Do this. Extract everything from the first line through the line with "backL=267, backR=1126, catShift=-15;", both ends included, except for any pictures.

--- start of Dataset excerpt ---

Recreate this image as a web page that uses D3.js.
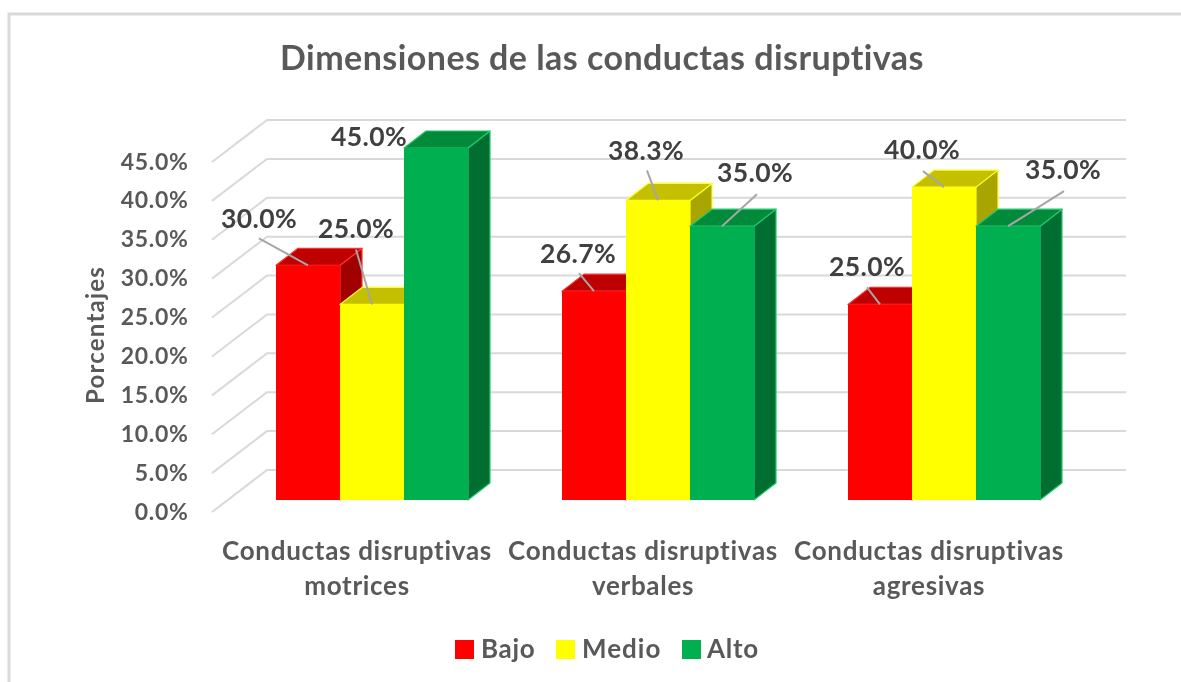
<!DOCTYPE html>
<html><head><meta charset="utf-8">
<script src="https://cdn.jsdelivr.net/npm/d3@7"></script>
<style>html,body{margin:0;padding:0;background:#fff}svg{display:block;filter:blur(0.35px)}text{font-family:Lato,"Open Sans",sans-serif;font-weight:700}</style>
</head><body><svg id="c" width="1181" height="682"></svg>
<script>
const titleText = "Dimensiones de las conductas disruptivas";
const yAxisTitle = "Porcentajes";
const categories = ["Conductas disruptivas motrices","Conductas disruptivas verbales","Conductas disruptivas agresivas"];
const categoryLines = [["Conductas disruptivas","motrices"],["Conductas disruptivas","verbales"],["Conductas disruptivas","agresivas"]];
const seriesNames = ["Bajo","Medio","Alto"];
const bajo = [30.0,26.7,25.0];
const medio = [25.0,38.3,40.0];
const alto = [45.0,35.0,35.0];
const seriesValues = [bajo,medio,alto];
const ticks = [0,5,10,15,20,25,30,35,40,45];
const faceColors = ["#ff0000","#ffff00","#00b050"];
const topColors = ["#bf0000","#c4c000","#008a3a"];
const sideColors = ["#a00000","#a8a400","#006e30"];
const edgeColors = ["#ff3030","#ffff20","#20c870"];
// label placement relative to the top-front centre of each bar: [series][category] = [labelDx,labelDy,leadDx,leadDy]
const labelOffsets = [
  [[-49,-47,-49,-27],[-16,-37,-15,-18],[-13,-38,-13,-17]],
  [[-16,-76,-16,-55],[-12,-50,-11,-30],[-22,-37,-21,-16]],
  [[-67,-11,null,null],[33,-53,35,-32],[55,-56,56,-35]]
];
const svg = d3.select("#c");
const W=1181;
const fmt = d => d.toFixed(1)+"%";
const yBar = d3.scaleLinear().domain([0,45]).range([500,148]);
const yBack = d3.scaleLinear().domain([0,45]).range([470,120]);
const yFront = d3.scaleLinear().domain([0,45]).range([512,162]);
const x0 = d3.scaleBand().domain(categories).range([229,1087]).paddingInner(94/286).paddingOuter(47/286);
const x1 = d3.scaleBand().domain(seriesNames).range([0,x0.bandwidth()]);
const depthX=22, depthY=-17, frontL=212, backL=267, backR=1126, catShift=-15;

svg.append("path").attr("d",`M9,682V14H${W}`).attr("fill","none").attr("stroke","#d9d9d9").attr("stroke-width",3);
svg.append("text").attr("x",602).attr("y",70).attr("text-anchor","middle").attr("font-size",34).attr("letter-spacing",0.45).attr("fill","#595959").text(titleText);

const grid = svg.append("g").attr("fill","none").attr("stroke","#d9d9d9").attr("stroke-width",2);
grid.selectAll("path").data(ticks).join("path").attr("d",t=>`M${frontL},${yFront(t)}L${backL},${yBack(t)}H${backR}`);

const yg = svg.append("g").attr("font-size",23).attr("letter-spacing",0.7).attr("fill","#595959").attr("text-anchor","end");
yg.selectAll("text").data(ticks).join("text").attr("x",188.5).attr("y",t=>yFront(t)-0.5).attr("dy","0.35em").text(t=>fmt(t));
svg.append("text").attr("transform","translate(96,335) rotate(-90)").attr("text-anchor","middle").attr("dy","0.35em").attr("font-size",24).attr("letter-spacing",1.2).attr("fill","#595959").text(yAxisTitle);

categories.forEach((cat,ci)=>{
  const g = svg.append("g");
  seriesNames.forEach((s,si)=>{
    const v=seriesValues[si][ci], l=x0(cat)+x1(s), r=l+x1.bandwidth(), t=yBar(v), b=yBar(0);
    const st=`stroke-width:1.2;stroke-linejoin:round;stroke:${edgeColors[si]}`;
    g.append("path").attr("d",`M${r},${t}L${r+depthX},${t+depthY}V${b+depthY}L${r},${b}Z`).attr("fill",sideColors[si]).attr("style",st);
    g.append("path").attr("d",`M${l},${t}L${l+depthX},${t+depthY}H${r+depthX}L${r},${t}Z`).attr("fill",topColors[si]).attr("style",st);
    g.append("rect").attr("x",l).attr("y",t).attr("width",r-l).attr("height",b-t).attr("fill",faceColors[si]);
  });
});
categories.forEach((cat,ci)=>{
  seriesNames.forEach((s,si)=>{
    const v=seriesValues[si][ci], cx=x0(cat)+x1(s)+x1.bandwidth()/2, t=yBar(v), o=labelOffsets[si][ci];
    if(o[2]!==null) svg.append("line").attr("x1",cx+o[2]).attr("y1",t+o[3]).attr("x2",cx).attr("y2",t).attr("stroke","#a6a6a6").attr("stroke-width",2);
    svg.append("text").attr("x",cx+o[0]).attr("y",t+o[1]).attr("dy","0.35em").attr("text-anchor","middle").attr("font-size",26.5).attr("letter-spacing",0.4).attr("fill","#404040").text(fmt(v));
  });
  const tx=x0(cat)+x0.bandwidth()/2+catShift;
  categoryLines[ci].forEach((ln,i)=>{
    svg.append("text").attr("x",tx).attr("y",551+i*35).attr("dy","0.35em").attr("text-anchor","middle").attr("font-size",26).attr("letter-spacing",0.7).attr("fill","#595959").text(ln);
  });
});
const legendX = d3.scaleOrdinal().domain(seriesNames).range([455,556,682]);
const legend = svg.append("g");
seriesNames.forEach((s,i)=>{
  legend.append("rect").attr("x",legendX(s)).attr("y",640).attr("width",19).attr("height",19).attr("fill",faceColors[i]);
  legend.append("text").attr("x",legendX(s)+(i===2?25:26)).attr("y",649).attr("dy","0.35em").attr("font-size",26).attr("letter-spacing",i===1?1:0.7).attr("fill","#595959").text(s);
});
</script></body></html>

--- end of Dataset excerpt ---

Final result.
Recreate this image as a web page that uses D3.js.
<!DOCTYPE html>
<html><head><meta charset="utf-8">
<script src="https://cdn.jsdelivr.net/npm/d3@7"></script>
<style>html,body{margin:0;padding:0;background:#fff}svg{display:block;filter:blur(0.35px)}text{font-family:Lato,"Open Sans",sans-serif;font-weight:700}</style>
</head><body><svg id="c" width="1181" height="682"></svg>
<script>
const titleText = "Dimensiones de las conductas disruptivas";
const yAxisTitle = "Porcentajes";
const categories = ["Conductas disruptivas motrices","Conductas disruptivas verbales","Conductas disruptivas agresivas"];
const categoryLines = [["Conductas disruptivas","motrices"],["Conductas disruptivas","verbales"],["Conductas disruptivas","agresivas"]];
const seriesNames = ["Bajo","Medio","Alto"];
const bajo = [30.0,26.7,25.0];
const medio = [25.0,38.3,40.0];
const alto = [45.0,35.0,35.0];
const seriesValues = [bajo,medio,alto];
const ticks = [0,5,10,15,20,25,30,35,40,45];
const faceColors = ["#ff0000","#ffff00","#00b050"];
const topColors = ["#bf0000","#c4c000","#008a3a"];
const sideColors = ["#a00000","#a8a400","#006e30"];
const edgeColors = ["#ff3030","#ffff20","#20c870"];
// label placement relative to the top-front centre of each bar: [series][category] = [labelDx,labelDy,leadDx,leadDy]
const labelOffsets = [
  [[-49,-47,-49,-27],[-16,-37,-15,-18],[-13,-38,-13,-17]],
  [[-16,-76,-16,-55],[-12,-50,-11,-30],[-22,-37,-21,-16]],
  [[-67,-11,null,null],[33,-53,35,-32],[55,-56,56,-35]]
];
const svg = d3.select("#c");
const W=1181;
const fmt = d => d.toFixed(1)+"%";
const yBar = d3.scaleLinear().domain([0,45]).range([500,148]);
const yBack = d3.scaleLinear().domain([0,45]).range([470,120]);
const yFront = d3.scaleLinear().domain([0,45]).range([512,162]);
const x0 = d3.scaleBand().domain(categories).range([229,1087]).paddingInner(94/286).paddingOuter(47/286);
const x1 = d3.scaleBand().domain(seriesNames).range([0,x0.bandwidth()]);
const depthX=22, depthY=-17, frontL=212, backL=267, backR=1126, catShift=-15;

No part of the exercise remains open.